Let’s not delude ourselves that the script is the only problem. Director/ producer Axel Sand (too easy) has very little grasp on how to structure an action scene or keep the score from overpowering the dialogue. The opening title sequence is very TV show-esque. There’s a theme song set to a montage of various action beats throughout (too quickly edited to be spoilery at all), with our main characters having a moment and the actors’ names appearing at the bottom. While this was made for TV, it was not a failed launch for a show (theatrically released in China though). While during the races they used real cars, which is pretty cool, some of the rear projection/ green screen used to make it seem as if it’s our actors and not the stunt people driving is below even YouTube amateur standards.

 

The editing was done by a spastic monkey with its tail caught in a mousetrap. With frantic zooms and fade outs, sometimes before the scene has actually ended. Sand clearly loves cars, as those sequences (when not spliced to hell) are framed well enough and have enough zeal to make them fun. His non-car racing action moments, of which there’s a decent amount, aren’t nearly as good. The hand to hand fights are clunky and clearly staged. There’s a shootout between cops and robbers that’s so awkward, hard to follow, and poorly shot it’s migraine inducing. However, it does lead to a bag of urine being used as a weapon by Eric’s senior partner. That made my wife so deliriously slap happy, as she called it when it was introduced, it was worth the bad editing and awkward dutch angles for that alone. While the score is good, and at times, works very well with the onscreen action, it is also often too loud, drowning dialogue.

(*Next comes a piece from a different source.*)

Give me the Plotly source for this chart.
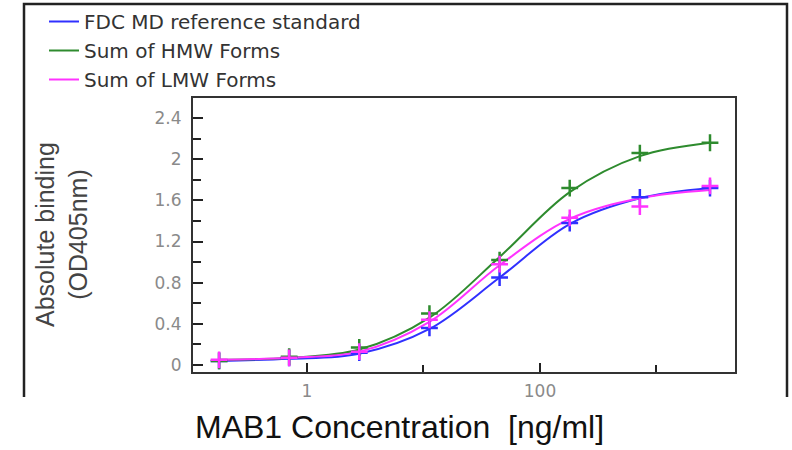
import plotly.graph_objects as go

# Concentrations (ng/ml), 4-fold dilution series
conc = [0.176, 0.703, 2.81, 11.25, 45, 180, 720, 2880]

# Measured points
ref_pts = [0.04, 0.07, 0.12, 0.36, 0.85, 1.38, 1.63, 1.72]
hmw_pts = [0.04, 0.08, 0.17, 0.50, 1.02, 1.72, 2.06, 2.16]
lmw_pts = [0.05, 0.07, 0.13, 0.44, 0.98, 1.43, 1.54, 1.74]

# Fitted curve values read at the same concentrations
ref_fit = [0.04, 0.06, 0.11, 0.35, 0.85, 1.37, 1.62, 1.72]
hmw_fit = [0.05, 0.07, 0.15, 0.46, 1.05, 1.68, 2.03, 2.16]
lmw_fit = [0.05, 0.07, 0.13, 0.42, 0.97, 1.42, 1.62, 1.70]

names = ["FDC MD reference standard", "Sum of HMW Forms", "Sum of LMW Forms"]
colors = ["#3030ff", "#2e8b2e", "#ff33ff"]

y_ticks = [0, 0.4, 0.8, 1.2, 1.6, 2, 2.4]
x_major = [1, 100]
x_minor = [10, 1000]

fig = go.Figure()
for name, col, fit in zip(names, colors, [ref_fit, hmw_fit, lmw_fit]):
    fig.add_trace(go.Scatter(x=conc, y=fit, mode="lines", name=name,
                             line=dict(color=col, width=2, shape="spline", smoothing=1.0)))
for name, col, pts in zip(names, colors, [ref_pts, hmw_pts, lmw_pts]):
    fig.add_trace(go.Scatter(x=conc, y=pts, mode="markers", name=name, showlegend=False,
                             marker=dict(symbol="cross-thin-open", size=12,
                                         line=dict(color=col, width=2.5), color=col)))

W, H = 792, 450
L, R, T, B = 193, 735, 98, 372

def px(X):
    return (X - L) / (R - L)

def py(Y):
    return (B - Y) / (B - T)

tickfont = dict(size=17, color="#8a8a8a", family="DejaVu Sans, sans-serif")

fig.update_layout(
    width=W, height=H,
    margin=dict(l=L, r=W - R, t=T, b=H - B, autoexpand=False),
    paper_bgcolor="white", plot_bgcolor="white",
    font=dict(family="Liberation Sans, Arial, sans-serif"),
    legend=dict(x=px(44), y=py(2), xref="paper", yref="paper",
                xanchor="left", yanchor="top", bgcolor="rgba(0,0,0,0)",
                font=dict(size=20, color="#333333", family="DejaVu Sans, sans-serif"),
                itemwidth=30, tracegroupgap=0),
    xaxis=dict(type="log", range=[-0.9785, 3.674], showline=True, mirror=True,
               linecolor="#333333", linewidth=2, showgrid=False, zeroline=False,
               automargin=False, ticklabelstandoff=3,
               tickmode="array", tickvals=x_major, ticktext=[str(v) for v in x_major],
               ticks="inside", ticklen=9, tickwidth=2, tickcolor="#222222",
               tickfont=tickfont,
               minor=dict(tickmode="array", tickvals=x_minor, ticks="inside",
                          ticklen=7, tickwidth=2, tickcolor="#222222")),
    yaxis=dict(range=[-0.068, 2.595], showline=True, mirror=True,
               linecolor="#333333", linewidth=2, showgrid=False, zeroline=False,
               automargin=False, ticklabelstandoff=6,
               tickmode="array", tickvals=y_ticks, ticktext=[f"{v:g}" for v in y_ticks],
               ticks="inside", ticklen=10, tickwidth=2, tickcolor="#222222",
               tickfont=tickfont,
               minor=dict(dtick=0.2, ticks="inside", ticklen=8, tickwidth=2,
                          tickcolor="#222222")),
    shapes=[dict(type="path", xref="paper", yref="paper",
                 path=f"M {px(24)} {py(397)} L {px(24)} {py(4)} L {px(787)} {py(4)} L {px(787)} {py(397)}",
                 line=dict(color="#222222", width=2.5))],
    annotations=[
        dict(text="Absolute binding<br>(OD405nm)", xref="paper", yref="paper",
             x=px(61), y=py(235), textangle=-90, showarrow=False,
             font=dict(size=25, color="#444444"), xanchor="center", yanchor="middle"),
        dict(text="MAB1 Concentration\u00a0\u00a0[ng/ml]", xref="paper", yref="paper",
             x=px(399), y=py(427), showarrow=False,
             font=dict(size=32, color="#111111"), xanchor="center", yanchor="middle"),
    ],
)

fig.write_html("out.html", post_script="document.body.style.margin='0';",
               config={"displayModeBar": False})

With five plots too many, one of the worst main characters this side of “The Amazing Spider-Man 2”, contradictory character elements, and editing that is damn near painful to look at, this movie shouldn’t be any fun. But, thanks to some good acting, a few good ideas (even though they aren’t explored enough), and a failed attempt at an epic hook, this wreck of a film emerges as a great MST3K-type contender.